The shorter trees are the cocoa bearing ones.

One of the roads that has taken away land for growing cocoa. Again, the shorter trees are the cocoa trees.

The newest expropriated land by the government. In two days they managed to already demolish an entire plot.

The inside of the plantation.

Main house on plantation where Luisa and other workers live.
Boxes where the grains are measured out into 10 kilos for each box. 

One of the crates where the grains ferment.



List of what is acceptable for the grains and what isn't.


Driers. You can see some cocoa remnants on this one.

Oven for the driers. 
Wood used for the ovens.




Cleaning machine.

Cocoa grain with shell.


Mural of all the  goods produced on Bioko.  The orange fruits are the cocoa.

Shoot that the clean grains come out of.

After that, we headed to class and right by the student house there is this hotel being built and there is a lot of trash outside…various pieces of foam and cardboard.  It was funny because there were these little kids throwing it around and jumping in it.  The first thing I thought of when I saw it was that it was EG’s form of playing in piles of fallen leaves. 

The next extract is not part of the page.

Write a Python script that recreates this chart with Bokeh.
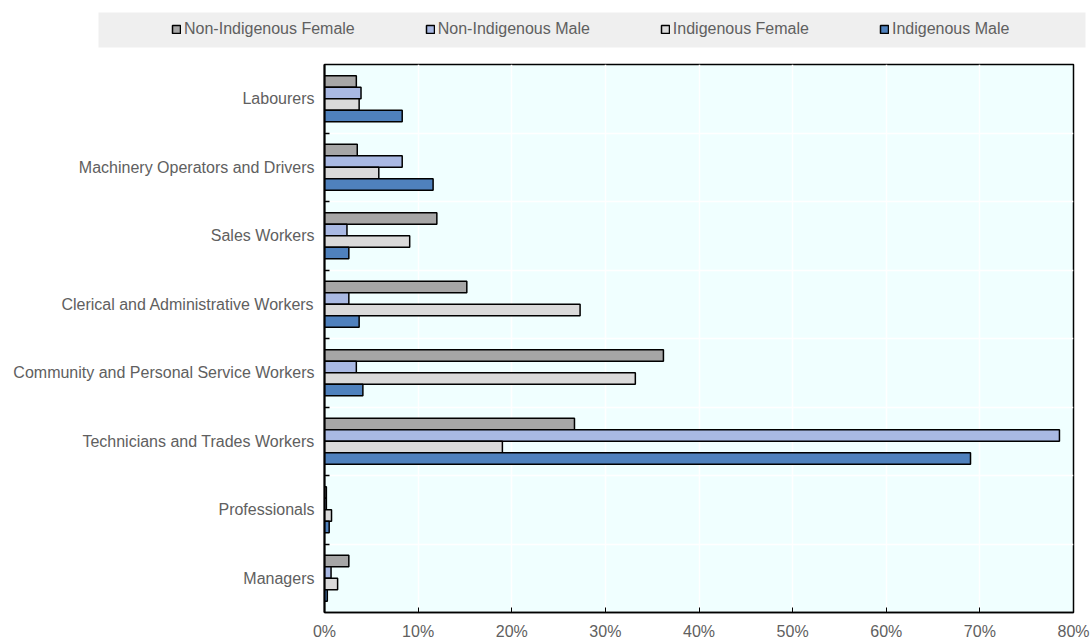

Once we got to class we waited for an hour and our professor never showed up…we then found out that he was still in London!  So Prospero, Pastor and Antonio took us around to the Semu market, which I hadn’t been to yet.  They were showing us all of these stands and giving us bargaining techniquesin Spanish for if we ever go there without them.  Reed bought a few shirts and I bought a scarf for 100 cfa…about 20 American cents!! Not too bad.  Then I got this one guy to make me a mixed CD with some of the popular music here.  I can’t wait to share some songs with people from home…they are good! I mean, aside from all of the Drake, Nicki Minaj and Akon that people from home already know about.

One aspect I did not like seeing was the bushmeat market, which is in Semu market.  It was really sad seeing all of the poor animals being cooked there…there were two Blue Duikers and one Erythrotis, among other little mammals. 

I liked everything else about our day, though! And tomorrow we have two more destinations – I can’t wait!

Oh and Reed made some delicious Sangria...minus the fruit because we had none! Still good to have with dinner!

Hasta luego,
Lindsey




1 comment:

  1. Wow, this is so interesting. Thank you so much for sharing. I never thought all of thiese different things would be going on on this Island.